- What you should do -
For each line below that includes the word "seaborn", make a copy.

- Recorded information -
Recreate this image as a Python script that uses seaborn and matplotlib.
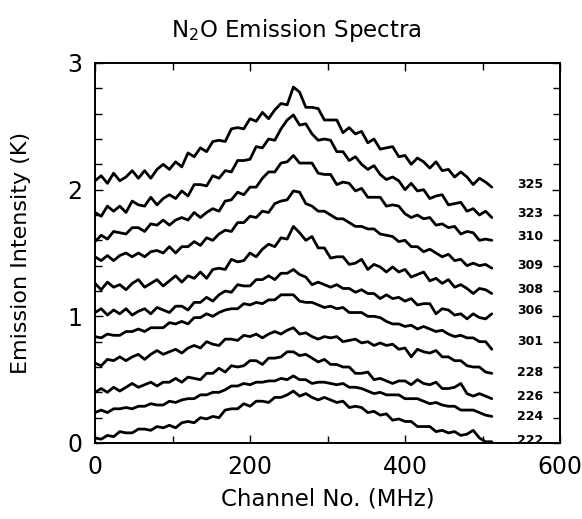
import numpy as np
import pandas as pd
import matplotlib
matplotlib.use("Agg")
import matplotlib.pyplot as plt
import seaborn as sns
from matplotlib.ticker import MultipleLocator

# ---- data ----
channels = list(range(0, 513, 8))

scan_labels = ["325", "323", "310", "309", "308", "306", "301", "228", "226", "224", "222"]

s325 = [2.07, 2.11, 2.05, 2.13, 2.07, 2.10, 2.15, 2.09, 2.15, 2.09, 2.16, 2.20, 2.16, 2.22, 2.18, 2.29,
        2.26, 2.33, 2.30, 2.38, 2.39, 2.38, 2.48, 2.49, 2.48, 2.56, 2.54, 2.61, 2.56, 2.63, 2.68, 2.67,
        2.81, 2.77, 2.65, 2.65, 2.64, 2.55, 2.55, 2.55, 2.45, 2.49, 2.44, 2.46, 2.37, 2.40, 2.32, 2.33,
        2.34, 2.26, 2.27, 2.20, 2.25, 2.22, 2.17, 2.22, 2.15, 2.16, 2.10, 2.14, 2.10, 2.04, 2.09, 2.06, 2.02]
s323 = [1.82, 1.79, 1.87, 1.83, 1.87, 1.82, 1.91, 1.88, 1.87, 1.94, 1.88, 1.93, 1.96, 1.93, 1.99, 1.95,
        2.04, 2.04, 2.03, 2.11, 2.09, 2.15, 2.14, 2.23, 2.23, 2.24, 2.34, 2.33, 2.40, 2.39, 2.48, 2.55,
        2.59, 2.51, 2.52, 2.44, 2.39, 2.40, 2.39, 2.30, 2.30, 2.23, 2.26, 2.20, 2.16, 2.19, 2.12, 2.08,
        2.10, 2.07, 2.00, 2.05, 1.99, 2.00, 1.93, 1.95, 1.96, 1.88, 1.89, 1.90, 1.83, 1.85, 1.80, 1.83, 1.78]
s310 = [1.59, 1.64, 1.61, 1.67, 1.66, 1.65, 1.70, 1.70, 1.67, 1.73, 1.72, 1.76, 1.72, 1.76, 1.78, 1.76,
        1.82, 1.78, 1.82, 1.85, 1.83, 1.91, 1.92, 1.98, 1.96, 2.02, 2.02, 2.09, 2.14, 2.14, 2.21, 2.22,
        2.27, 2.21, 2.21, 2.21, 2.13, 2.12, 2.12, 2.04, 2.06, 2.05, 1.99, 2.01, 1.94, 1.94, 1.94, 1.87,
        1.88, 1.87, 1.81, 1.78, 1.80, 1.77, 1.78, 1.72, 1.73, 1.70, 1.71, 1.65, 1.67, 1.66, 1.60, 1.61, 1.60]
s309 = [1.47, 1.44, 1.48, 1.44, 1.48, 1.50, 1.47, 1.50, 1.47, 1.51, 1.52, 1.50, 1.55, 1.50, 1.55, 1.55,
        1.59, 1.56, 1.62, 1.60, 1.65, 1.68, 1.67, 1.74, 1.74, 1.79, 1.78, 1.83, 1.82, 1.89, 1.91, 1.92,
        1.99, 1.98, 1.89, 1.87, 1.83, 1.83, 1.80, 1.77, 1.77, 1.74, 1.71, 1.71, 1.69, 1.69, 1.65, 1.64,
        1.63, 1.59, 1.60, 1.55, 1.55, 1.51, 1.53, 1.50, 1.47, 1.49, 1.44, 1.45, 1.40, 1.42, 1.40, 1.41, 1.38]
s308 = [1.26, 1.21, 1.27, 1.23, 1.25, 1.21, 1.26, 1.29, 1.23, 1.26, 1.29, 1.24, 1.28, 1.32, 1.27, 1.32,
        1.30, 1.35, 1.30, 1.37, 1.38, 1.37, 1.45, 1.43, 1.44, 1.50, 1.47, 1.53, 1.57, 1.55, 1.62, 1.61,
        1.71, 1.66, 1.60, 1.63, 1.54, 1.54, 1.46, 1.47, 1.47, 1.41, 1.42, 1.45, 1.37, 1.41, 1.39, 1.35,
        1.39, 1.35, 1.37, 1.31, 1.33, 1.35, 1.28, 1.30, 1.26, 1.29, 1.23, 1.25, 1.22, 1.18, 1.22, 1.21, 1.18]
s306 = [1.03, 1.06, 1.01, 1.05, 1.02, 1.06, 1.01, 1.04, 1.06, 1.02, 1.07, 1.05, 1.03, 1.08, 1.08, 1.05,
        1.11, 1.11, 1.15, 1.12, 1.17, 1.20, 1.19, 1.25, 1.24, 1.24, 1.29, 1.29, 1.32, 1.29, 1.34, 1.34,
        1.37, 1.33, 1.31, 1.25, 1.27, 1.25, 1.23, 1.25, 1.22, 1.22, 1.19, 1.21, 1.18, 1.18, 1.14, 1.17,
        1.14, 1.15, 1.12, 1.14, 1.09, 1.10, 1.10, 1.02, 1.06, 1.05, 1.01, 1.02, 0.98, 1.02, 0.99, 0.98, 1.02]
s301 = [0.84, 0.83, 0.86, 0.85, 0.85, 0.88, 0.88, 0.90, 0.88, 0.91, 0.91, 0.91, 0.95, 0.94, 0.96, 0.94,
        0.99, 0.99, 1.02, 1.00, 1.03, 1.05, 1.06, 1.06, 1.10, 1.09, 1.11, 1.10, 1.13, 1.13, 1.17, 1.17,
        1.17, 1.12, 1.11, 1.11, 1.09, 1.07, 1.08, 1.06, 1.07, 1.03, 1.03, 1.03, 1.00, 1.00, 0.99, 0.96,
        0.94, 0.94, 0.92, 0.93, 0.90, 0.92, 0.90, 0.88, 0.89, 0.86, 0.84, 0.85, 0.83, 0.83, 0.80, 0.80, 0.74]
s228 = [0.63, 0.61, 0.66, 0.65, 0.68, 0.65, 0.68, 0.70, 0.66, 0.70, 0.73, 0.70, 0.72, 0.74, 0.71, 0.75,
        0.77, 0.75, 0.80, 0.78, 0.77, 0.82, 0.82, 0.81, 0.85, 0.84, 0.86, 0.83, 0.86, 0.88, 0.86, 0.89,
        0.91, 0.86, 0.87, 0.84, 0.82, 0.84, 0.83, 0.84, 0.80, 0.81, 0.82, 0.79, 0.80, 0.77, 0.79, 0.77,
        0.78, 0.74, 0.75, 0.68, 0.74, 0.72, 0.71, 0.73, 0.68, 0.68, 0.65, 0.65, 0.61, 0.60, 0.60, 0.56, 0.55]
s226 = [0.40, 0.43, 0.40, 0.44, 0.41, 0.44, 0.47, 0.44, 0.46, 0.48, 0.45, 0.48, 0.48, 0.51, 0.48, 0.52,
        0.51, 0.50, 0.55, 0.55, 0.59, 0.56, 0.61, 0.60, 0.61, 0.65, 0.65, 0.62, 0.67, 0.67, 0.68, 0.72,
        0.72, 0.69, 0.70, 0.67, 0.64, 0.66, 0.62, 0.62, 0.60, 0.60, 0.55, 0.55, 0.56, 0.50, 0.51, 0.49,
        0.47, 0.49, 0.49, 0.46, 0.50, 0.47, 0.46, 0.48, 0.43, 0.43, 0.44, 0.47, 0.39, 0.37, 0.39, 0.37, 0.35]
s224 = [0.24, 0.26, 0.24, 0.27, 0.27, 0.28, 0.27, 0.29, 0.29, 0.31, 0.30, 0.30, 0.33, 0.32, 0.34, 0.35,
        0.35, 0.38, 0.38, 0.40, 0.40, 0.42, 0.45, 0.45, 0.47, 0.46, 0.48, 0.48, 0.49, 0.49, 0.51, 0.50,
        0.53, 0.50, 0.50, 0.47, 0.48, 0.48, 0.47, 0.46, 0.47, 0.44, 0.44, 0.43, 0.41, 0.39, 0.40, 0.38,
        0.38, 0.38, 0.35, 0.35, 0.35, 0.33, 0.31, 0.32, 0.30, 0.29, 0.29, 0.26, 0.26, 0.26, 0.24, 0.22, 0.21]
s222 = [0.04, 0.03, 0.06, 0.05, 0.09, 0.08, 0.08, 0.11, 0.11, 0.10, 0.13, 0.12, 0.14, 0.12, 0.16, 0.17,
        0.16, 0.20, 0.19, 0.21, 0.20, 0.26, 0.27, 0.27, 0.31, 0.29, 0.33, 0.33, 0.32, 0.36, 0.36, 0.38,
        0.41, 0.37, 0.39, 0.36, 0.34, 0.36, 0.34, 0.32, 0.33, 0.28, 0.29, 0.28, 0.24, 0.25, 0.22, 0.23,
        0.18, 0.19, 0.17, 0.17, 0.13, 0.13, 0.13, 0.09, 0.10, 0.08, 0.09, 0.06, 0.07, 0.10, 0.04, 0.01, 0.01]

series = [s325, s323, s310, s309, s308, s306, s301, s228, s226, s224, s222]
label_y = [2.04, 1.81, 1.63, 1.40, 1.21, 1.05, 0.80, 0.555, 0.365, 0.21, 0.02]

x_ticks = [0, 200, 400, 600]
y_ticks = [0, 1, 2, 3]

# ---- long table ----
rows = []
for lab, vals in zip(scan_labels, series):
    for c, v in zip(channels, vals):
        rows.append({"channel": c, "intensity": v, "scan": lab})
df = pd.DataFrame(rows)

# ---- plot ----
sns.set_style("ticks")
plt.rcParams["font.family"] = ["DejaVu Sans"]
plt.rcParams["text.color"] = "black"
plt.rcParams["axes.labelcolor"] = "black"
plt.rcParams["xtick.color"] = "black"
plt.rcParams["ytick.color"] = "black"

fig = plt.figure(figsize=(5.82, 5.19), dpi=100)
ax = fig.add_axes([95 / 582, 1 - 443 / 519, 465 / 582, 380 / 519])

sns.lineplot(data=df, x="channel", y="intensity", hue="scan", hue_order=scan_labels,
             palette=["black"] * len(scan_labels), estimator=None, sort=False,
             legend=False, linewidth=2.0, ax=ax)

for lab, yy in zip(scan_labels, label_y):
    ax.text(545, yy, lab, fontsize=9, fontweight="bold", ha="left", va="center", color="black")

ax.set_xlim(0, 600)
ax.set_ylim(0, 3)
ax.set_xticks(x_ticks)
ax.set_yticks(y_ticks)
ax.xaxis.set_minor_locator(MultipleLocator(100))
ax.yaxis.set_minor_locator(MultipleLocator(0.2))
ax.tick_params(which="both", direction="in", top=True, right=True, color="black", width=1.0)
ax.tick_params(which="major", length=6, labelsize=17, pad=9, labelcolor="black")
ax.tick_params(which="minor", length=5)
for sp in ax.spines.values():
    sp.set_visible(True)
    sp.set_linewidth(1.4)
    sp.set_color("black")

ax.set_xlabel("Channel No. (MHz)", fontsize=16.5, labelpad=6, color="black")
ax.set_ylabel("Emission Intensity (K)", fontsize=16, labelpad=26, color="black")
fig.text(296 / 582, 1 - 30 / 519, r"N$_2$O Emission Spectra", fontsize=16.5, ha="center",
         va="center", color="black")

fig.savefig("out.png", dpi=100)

- Exercise result -
Recreate this image as a Python script that uses seaborn and matplotlib.
import seaborn as sns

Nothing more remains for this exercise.